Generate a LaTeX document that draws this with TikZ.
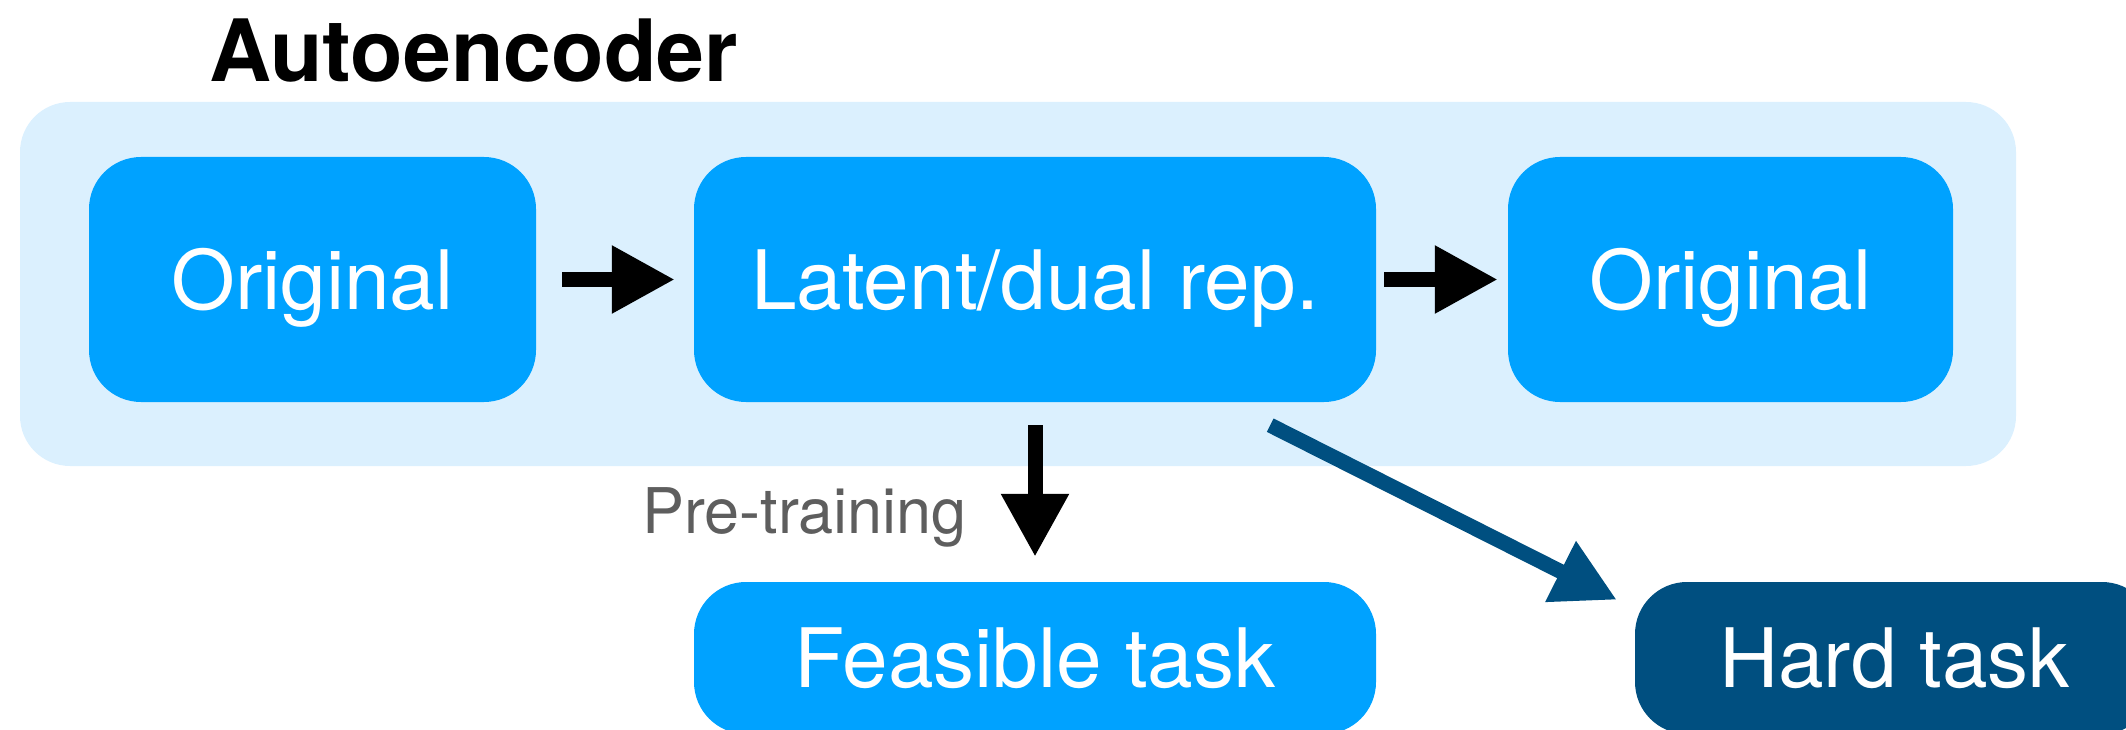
\documentclass[tikz,border=0pt]{standalone}
\usepackage{fontspec}
\setmainfont{TeX Gyre Heros}
\usetikzlibrary{arrows.meta,calc}
\definecolor{aeback}{RGB}{219,240,254}
\definecolor{boxblue}{RGB}{0,162,255}
\definecolor{darkblue}{RGB}{0,79,128}
\definecolor{labelgray}{RGB}{94,94,94}
\tikzset{
  outerbox/.style={draw=none, fill=aeback, rounded corners=50pt, inner sep=0pt},
  bluebox/.style={draw=none, fill=boxblue, rounded corners=52pt, inner sep=0pt,
    minimum height=245pt, text=white, font=\fontsize{82}{98}\selectfont,
    text height=59pt, text depth=0pt},
  taskbox/.style={bluebox, minimum height=152pt},
  bigarrow/.style={line width=15pt, -{Triangle[length=63pt,width=64pt]}},
  titletext/.style={font=\fontsize{86}{103}\selectfont\bfseries, inner sep=0pt},
  edgelabel/.style={font=\fontsize{63}{76}\selectfont, text=labelgray, inner sep=0pt},
}
\begin{document}
\begin{tikzpicture}[x=1pt,y=-1pt]
\useasboundingbox (0,0) rectangle (2126,730);
\clip (0,0) rectangle (2126,730);
\node[outerbox, minimum width=1996pt, minimum height=364pt] (ae) at (1018,284) {};
\node[titletext, anchor=base west] (title) at (209,82) {Autoencoder};
\node[bluebox, minimum width=447pt] (o1) at (312.5,279.5) {Original};
\node[bluebox, minimum width=682pt] (lat) at (1035,279.5) {Latent/dual rep.};
\node[bluebox, minimum width=445pt] (o2) at (1730.5,279.5) {Original};
\node[taskbox, minimum width=682pt] (feas) at (1035,658) {Feasible task};
\node[taskbox, minimum width=519pt, fill=darkblue] (hard) at (1894.5,658) {Hard task};
\node[edgelabel, anchor=base east] (pre) at (967,533) {Pre-training};
\draw[bigarrow, shorten <=26pt, shorten >=19pt] (o1.east) -- (lat.west);
\draw[bigarrow, shorten <=8pt, shorten >=10pt] (lat.east) -- (o2.west);
\draw[bigarrow, shorten <=23pt, shorten >=25pt] (lat.south) -- (feas.north);
\draw[bigarrow, draw=darkblue, fill=darkblue] ($(lat.south east)+(-106,23)$) -- ($(hard.north west)+(-18,18)$);
\end{tikzpicture}
\end{document}
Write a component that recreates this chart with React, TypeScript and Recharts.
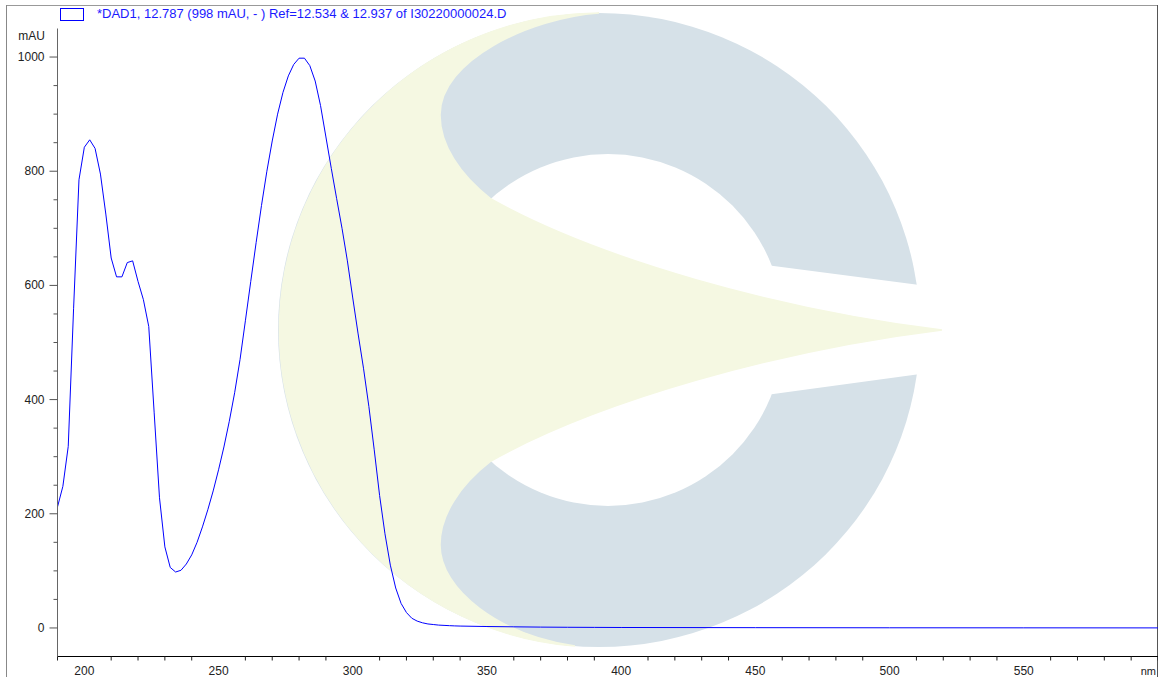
import React from 'react';
import { LineChart, Line, XAxis, YAxis } from 'recharts';

// UV spectrum (nm, mAU)
const wavelengths = [
  190, 192, 194, 196, 198, 200, 202, 204, 206, 208, 210, 212, 214, 216, 218, 220,
  222, 224, 226, 228, 230, 232, 234, 236, 238, 240, 242, 244, 246, 248, 250, 252,
  254, 256, 258, 260, 262, 264, 266, 268, 270, 272, 274, 276, 278, 280, 282, 284,
  286, 288, 290, 292, 294, 296, 298, 300, 302, 304, 306, 308, 310, 312, 314, 316,
  318, 320, 322, 324, 326, 328, 330, 332, 334, 336, 338, 340, 350, 360, 370, 380,
  390, 400, 450, 500, 550, 600,
];
const absorbance = [
  212, 248, 318, 560, 785, 842, 855, 840, 795, 725, 648, 615, 615, 640, 643, 607,
  575, 528, 378, 228, 142, 106, 98, 101, 112, 128, 150, 177, 207, 240, 277, 317,
  362, 412, 470, 538, 607, 675, 740, 800, 853, 900, 938, 967, 987, 998, 998, 985,
  958, 915, 860, 805, 752, 700, 643, 578, 515, 455, 388, 312, 232, 165, 110, 70,
  43, 27, 17, 12, 9, 7, 6, 5, 4.5, 4, 3.6, 3.3, 2.5, 2, 1.5, 1.2,
  1, 0.8, 0.5, 0.3, 0.2, 0.1,
];

const xTicks = [
  190, 200, 210, 220, 230, 240, 250, 260, 270, 280, 290, 300, 310, 320, 330, 340,
  350, 360, 370, 380, 390, 400, 410, 420, 430, 440, 450, 460, 470, 480, 490, 500,
  510, 520, 530, 540, 550, 560, 570, 580, 590, 600,
];
const xLabels = [200, 250, 300, 350, 400, 450, 500, 550];
const yTicks = [
  0, 50, 100, 150, 200, 250, 300, 350, 400, 450, 500, 550, 600, 650, 700, 750, 800,
  850, 900, 950, 1000,
];
const yLabels = [0, 200, 400, 600, 800, 1000];
const legendText = '*DAD1, 12.787 (998 mAU, - ) Ref=12.534 & 12.937 of I30220000024.D';

const data = wavelengths.map((nm, i) => ({ nm, mAU: absorbance[i] }));

const FONT = '"Liberation Sans", Arial, sans-serif';

const YTick = (props: any) => {
  const { x, y, payload } = props;
  const major = yLabels.includes(payload.value);
  return (
    <g>
      <line x1={x - (major ? 8 : 4)} x2={x} y1={y} y2={y} stroke="#555" />
      {major && (
        <text x={x - 13} y={y + 4} textAnchor="end" fontSize={12} fontFamily={FONT} fill="#222">
          {payload.value}
        </text>
      )}
    </g>
  );
};

const XTick = (props: any) => {
  const { x, y, payload } = props;
  const major = xLabels.includes(payload.value);
  if (major) {
    return (
      <text x={x} y={y + 18} textAnchor="middle" fontSize={12} fontFamily={FONT} fill="#222">
        {payload.value}
      </text>
    );
  }
  return <line x1={x} x2={x} y1={y} y2={y + 4} stroke="#222" />;
};

// faint logo watermark behind the plot
const Watermark = () => (
  <svg width={1158} height={677} style={{ position: 'absolute', left: 0, top: 0 }}>
    <ellipse cx={599} cy={330} rx={321} ry={317} fill="#d6e1e8" />
    <circle cx={608} cy={330} r={176} fill="#ffffff" />
    <polygon points="766,265 935,287 935,372 766,395" fill="#ffffff" />
    <path
      d="M 599 13 A 321 317 0 0 0 575 646 C 500 635 440 590 440 545 C 440 515 460 485 491 461
         C 600 400 780 350 942 330 C 780 310 600 260 491 199 C 460 175 440 145 440 115
         C 440 60 530 18 599 13 Z"
      fill="#f5f8e2"
      stroke="#f5f8e2"
      strokeWidth={1.5}
    />
    <line x1={6} x2={1158} y1={5.5} y2={5.5} stroke="#999" />
    <line x1={6.5} x2={6.5} y1={5} y2={677} stroke="#888" />
    <line x1={1157.5} x2={1157.5} y1={5} y2={677} stroke="#555" />
  </svg>
);

export default function App() {
  return (
    <div
      style={{
        position: 'fixed',
        left: 0,
        top: 0,
        width: 1158,
        height: 677,
        background: '#fff',
        overflow: 'hidden',
        fontFamily: FONT,
      }}
    >
      <Watermark />
      <div style={{ position: 'absolute', left: 0, top: 0 }}>
        <LineChart
          width={1158}
          height={677}
          data={data}
          margin={{ top: 28.5, right: 0, bottom: 0, left: 0 }}
        >
          <XAxis
            dataKey="nm"
            type="number"
            domain={[190, 600]}
            ticks={xTicks}
            interval={0}
            tickLine={false}
            tickSize={0}
            tickMargin={0}
            tick={XTick}
            axisLine={{ stroke: '#000' }}
            height={20.5}
            allowDataOverflow
          />
          <YAxis
            type="number"
            domain={[-50, 1050]}
            ticks={yTicks}
            interval={0}
            tickLine={false}
            tickSize={0}
            tickMargin={0}
            tick={YTick}
            axisLine={{ stroke: '#666' }}
            width={57.5}
            allowDataOverflow
          />
          <Line
            type="linear"
            dataKey="mAU"
            stroke="#0000ff"
            strokeWidth={1}
            dot={false}
            isAnimationActive={false}
          />
        </LineChart>
      </div>
      <svg width={1158} height={677} style={{ position: 'absolute', left: 0, top: 0, pointerEvents: 'none' }}>
        <rect x={60.5} y={8.5} width={23} height={12} fill="#fff" stroke="#0000ff" />
        <text x={97} y={17.5} fontSize={13} fontFamily={FONT} fill="#1a1aff">
          {legendText}
        </text>
        <text x={45} y={40} textAnchor="end" fontSize={12} fontFamily={FONT} fill="#222">
          mAU
        </text>
        <text x={1156} y={675} textAnchor="end" fontSize={11} fontFamily={FONT} fill="#222">
          nm
        </text>
      </svg>
    </div>
  );
}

-*-

▶ **Written exercise**: Copy exactly, and copy only, the lines from the one with "Write a component" to the one with "Line, XAxis, YAxis", ends included. Pictures are not part of the copy.

▶ **Written response**:
Write a component that recreates this chart with React, TypeScript and Recharts.
import React from 'react';
import { LineChart, Line, XAxis, YAxis } from 'recharts';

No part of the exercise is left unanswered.